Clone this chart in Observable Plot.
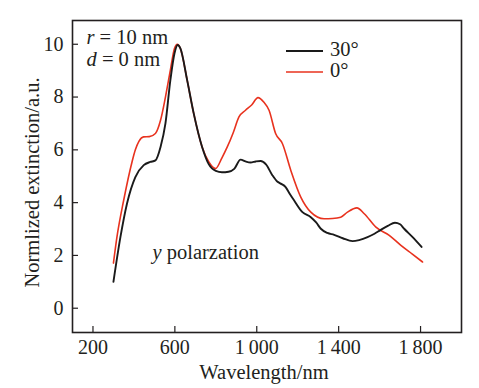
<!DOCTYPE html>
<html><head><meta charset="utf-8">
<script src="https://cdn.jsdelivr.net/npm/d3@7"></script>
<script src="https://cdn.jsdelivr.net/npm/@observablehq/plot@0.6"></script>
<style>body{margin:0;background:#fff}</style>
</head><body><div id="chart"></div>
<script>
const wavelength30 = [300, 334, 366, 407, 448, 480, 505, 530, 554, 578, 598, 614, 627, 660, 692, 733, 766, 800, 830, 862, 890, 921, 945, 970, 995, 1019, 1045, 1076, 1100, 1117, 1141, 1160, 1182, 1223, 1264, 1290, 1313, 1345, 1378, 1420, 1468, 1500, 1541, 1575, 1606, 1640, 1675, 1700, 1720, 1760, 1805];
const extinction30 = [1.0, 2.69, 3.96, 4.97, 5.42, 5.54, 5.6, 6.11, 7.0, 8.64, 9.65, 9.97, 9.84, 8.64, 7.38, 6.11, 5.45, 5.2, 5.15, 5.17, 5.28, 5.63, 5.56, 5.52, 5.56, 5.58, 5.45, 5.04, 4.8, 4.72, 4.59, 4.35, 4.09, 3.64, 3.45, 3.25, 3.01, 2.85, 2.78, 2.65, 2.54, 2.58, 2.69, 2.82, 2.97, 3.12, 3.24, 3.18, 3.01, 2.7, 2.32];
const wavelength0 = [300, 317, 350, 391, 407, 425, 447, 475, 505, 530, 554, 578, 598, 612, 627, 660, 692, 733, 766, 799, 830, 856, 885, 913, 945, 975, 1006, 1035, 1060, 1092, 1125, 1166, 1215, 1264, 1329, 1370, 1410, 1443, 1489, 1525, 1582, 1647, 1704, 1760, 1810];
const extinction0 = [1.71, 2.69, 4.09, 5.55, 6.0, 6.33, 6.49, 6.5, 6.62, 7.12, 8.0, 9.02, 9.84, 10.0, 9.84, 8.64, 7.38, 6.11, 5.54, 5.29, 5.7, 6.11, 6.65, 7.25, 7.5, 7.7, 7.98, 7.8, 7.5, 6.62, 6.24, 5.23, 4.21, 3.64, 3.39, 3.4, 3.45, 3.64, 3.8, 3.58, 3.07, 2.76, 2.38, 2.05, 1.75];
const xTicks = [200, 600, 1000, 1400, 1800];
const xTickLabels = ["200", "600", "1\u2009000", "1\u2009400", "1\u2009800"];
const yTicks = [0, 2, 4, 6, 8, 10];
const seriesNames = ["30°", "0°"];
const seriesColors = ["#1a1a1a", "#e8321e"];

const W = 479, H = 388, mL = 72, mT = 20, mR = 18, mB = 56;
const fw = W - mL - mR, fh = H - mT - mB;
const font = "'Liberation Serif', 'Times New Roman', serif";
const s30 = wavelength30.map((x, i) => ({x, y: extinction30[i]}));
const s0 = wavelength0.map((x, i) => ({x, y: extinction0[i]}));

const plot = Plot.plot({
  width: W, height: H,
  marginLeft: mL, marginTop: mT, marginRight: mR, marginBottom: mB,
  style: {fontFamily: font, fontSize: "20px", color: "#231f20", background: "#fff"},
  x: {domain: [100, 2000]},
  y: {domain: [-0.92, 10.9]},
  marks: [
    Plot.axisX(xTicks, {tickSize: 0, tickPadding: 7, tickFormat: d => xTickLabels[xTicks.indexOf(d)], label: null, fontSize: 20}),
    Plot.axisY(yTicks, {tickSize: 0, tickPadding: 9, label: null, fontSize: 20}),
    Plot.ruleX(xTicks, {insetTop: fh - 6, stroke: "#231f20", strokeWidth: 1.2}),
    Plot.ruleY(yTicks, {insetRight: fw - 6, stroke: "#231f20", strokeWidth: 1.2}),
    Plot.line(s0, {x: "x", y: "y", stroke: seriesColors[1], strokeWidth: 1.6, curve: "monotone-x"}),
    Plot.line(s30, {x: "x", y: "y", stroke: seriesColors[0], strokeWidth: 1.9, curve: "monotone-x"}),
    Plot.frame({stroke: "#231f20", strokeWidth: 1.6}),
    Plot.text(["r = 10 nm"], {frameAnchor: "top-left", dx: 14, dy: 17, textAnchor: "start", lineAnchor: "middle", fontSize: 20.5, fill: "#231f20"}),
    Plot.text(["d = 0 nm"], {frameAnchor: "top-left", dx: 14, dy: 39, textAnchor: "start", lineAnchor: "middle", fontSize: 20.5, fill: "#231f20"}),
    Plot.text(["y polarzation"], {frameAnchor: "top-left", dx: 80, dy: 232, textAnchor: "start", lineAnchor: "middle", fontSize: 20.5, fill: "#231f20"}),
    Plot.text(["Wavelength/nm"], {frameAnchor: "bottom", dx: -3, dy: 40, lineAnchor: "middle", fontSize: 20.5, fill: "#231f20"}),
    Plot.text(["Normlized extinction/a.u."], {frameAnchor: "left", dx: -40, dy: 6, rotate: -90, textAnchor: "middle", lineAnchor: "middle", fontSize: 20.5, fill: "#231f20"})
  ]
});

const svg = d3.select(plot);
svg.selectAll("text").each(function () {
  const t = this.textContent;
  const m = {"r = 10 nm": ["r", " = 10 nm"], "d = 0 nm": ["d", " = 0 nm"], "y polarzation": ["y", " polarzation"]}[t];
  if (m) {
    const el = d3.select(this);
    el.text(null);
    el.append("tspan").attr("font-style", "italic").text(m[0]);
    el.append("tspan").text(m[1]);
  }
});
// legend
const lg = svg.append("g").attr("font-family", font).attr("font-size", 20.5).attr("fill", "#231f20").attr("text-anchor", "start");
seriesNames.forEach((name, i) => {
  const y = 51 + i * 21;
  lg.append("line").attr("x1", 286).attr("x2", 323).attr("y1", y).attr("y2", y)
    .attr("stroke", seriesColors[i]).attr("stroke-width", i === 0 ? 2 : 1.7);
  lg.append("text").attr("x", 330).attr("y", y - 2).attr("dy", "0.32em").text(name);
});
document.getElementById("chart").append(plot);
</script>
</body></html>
····················
◆ To do
Repeat the listing verbatim. Skip the pictures.

◆ Output of the exercise
Clone this chart in Observable Plot.
<!DOCTYPE html>
<html><head><meta charset="utf-8">
<script src="https://cdn.jsdelivr.net/npm/d3@7"></script>
<script src="https://cdn.jsdelivr.net/npm/@observablehq/plot@0.6"></script>
<style>body{margin:0;background:#fff}</style>
</head><body><div id="chart"></div>
<script>
const wavelength30 = [300, 334, 366, 407, 448, 480, 505, 530, 554, 578, 598, 614, 627, 660, 692, 733, 766, 800, 830, 862, 890, 921, 945, 970, 995, 1019, 1045, 1076, 1100, 1117, 1141, 1160, 1182, 1223, 1264, 1290, 1313, 1345, 1378, 1420, 1468, 1500, 1541, 1575, 1606, 1640, 1675, 1700, 1720, 1760, 1805];
const extinction30 = [1.0, 2.69, 3.96, 4.97, 5.42, 5.54, 5.6, 6.11, 7.0, 8.64, 9.65, 9.97, 9.84, 8.64, 7.38, 6.11, 5.45, 5.2, 5.15, 5.17, 5.28, 5.63, 5.56, 5.52, 5.56, 5.58, 5.45, 5.04, 4.8, 4.72, 4.59, 4.35, 4.09, 3.64, 3.45, 3.25, 3.01, 2.85, 2.78, 2.65, 2.54, 2.58, 2.69, 2.82, 2.97, 3.12, 3.24, 3.18, 3.01, 2.7, 2.32];
const wavelength0 = [300, 317, 350, 391, 407, 425, 447, 475, 505, 530, 554, 578, 598, 612, 627, 660, 692, 733, 766, 799, 830, 856, 885, 913, 945, 975, 1006, 1035, 1060, 1092, 1125, 1166, 1215, 1264, 1329, 1370, 1410, 1443, 1489, 1525, 1582, 1647, 1704, 1760, 1810];
const extinction0 = [1.71, 2.69, 4.09, 5.55, 6.0, 6.33, 6.49, 6.5, 6.62, 7.12, 8.0, 9.02, 9.84, 10.0, 9.84, 8.64, 7.38, 6.11, 5.54, 5.29, 5.7, 6.11, 6.65, 7.25, 7.5, 7.7, 7.98, 7.8, 7.5, 6.62, 6.24, 5.23, 4.21, 3.64, 3.39, 3.4, 3.45, 3.64, 3.8, 3.58, 3.07, 2.76, 2.38, 2.05, 1.75];
const xTicks = [200, 600, 1000, 1400, 1800];
const xTickLabels = ["200", "600", "1\u2009000", "1\u2009400", "1\u2009800"];
const yTicks = [0, 2, 4, 6, 8, 10];
const seriesNames = ["30°", "0°"];
const seriesColors = ["#1a1a1a", "#e8321e"];

const W = 479, H = 388, mL = 72, mT = 20, mR = 18, mB = 56;
const fw = W - mL - mR, fh = H - mT - mB;
const font = "'Liberation Serif', 'Times New Roman', serif";
const s30 = wavelength30.map((x, i) => ({x, y: extinction30[i]}));
const s0 = wavelength0.map((x, i) => ({x, y: extinction0[i]}));

const plot = Plot.plot({
  width: W, height: H,
  marginLeft: mL, marginTop: mT, marginRight: mR, marginBottom: mB,
  style: {fontFamily: font, fontSize: "20px", color: "#231f20", background: "#fff"},
  x: {domain: [100, 2000]},
  y: {domain: [-0.92, 10.9]},
  marks: [
    Plot.axisX(xTicks, {tickSize: 0, tickPadding: 7, tickFormat: d => xTickLabels[xTicks.indexOf(d)], label: null, fontSize: 20}),
    Plot.axisY(yTicks, {tickSize: 0, tickPadding: 9, label: null, fontSize: 20}),
    Plot.ruleX(xTicks, {insetTop: fh - 6, stroke: "#231f20", strokeWidth: 1.2}),
    Plot.ruleY(yTicks, {insetRight: fw - 6, stroke: "#231f20", strokeWidth: 1.2}),
    Plot.line(s0, {x: "x", y: "y", stroke: seriesColors[1], strokeWidth: 1.6, curve: "monotone-x"}),
    Plot.line(s30, {x: "x", y: "y", stroke: seriesColors[0], strokeWidth: 1.9, curve: "monotone-x"}),
    Plot.frame({stroke: "#231f20", strokeWidth: 1.6}),
    Plot.text(["r = 10 nm"], {frameAnchor: "top-left", dx: 14, dy: 17, textAnchor: "start", lineAnchor: "middle", fontSize: 20.5, fill: "#231f20"}),
    Plot.text(["d = 0 nm"], {frameAnchor: "top-left", dx: 14, dy: 39, textAnchor: "start", lineAnchor: "middle", fontSize: 20.5, fill: "#231f20"}),
    Plot.text(["y polarzation"], {frameAnchor: "top-left", dx: 80, dy: 232, textAnchor: "start", lineAnchor: "middle", fontSize: 20.5, fill: "#231f20"}),
    Plot.text(["Wavelength/nm"], {frameAnchor: "bottom", dx: -3, dy: 40, lineAnchor: "middle", fontSize: 20.5, fill: "#231f20"}),
    Plot.text(["Normlized extinction/a.u."], {frameAnchor: "left", dx: -40, dy: 6, rotate: -90, textAnchor: "middle", lineAnchor: "middle", fontSize: 20.5, fill: "#231f20"})
  ]
});

const svg = d3.select(plot);
svg.selectAll("text").each(function () {
  const t = this.textContent;
  const m = {"r = 10 nm": ["r", " = 10 nm"], "d = 0 nm": ["d", " = 0 nm"], "y polarzation": ["y", " polarzation"]}[t];
  if (m) {
    const el = d3.select(this);
    el.text(null);
    el.append("tspan").attr("font-style", "italic").text(m[0]);
    el.append("tspan").text(m[1]);
  }
});
// legend
const lg = svg.append("g").attr("font-family", font).attr("font-size", 20.5).attr("fill", "#231f20").attr("text-anchor", "start");
seriesNames.forEach((name, i) => {
  const y = 51 + i * 21;
  lg.append("line").attr("x1", 286).attr("x2", 323).attr("y1", y).attr("y2", y)
    .attr("stroke", seriesColors[i]).attr("stroke-width", i === 0 ? 2 : 1.7);
  lg.append("text").attr("x", 330).attr("y", y - 2).attr("dy", "0.32em").text(name);
});
document.getElementById("chart").append(plot);
</script>
</body></html>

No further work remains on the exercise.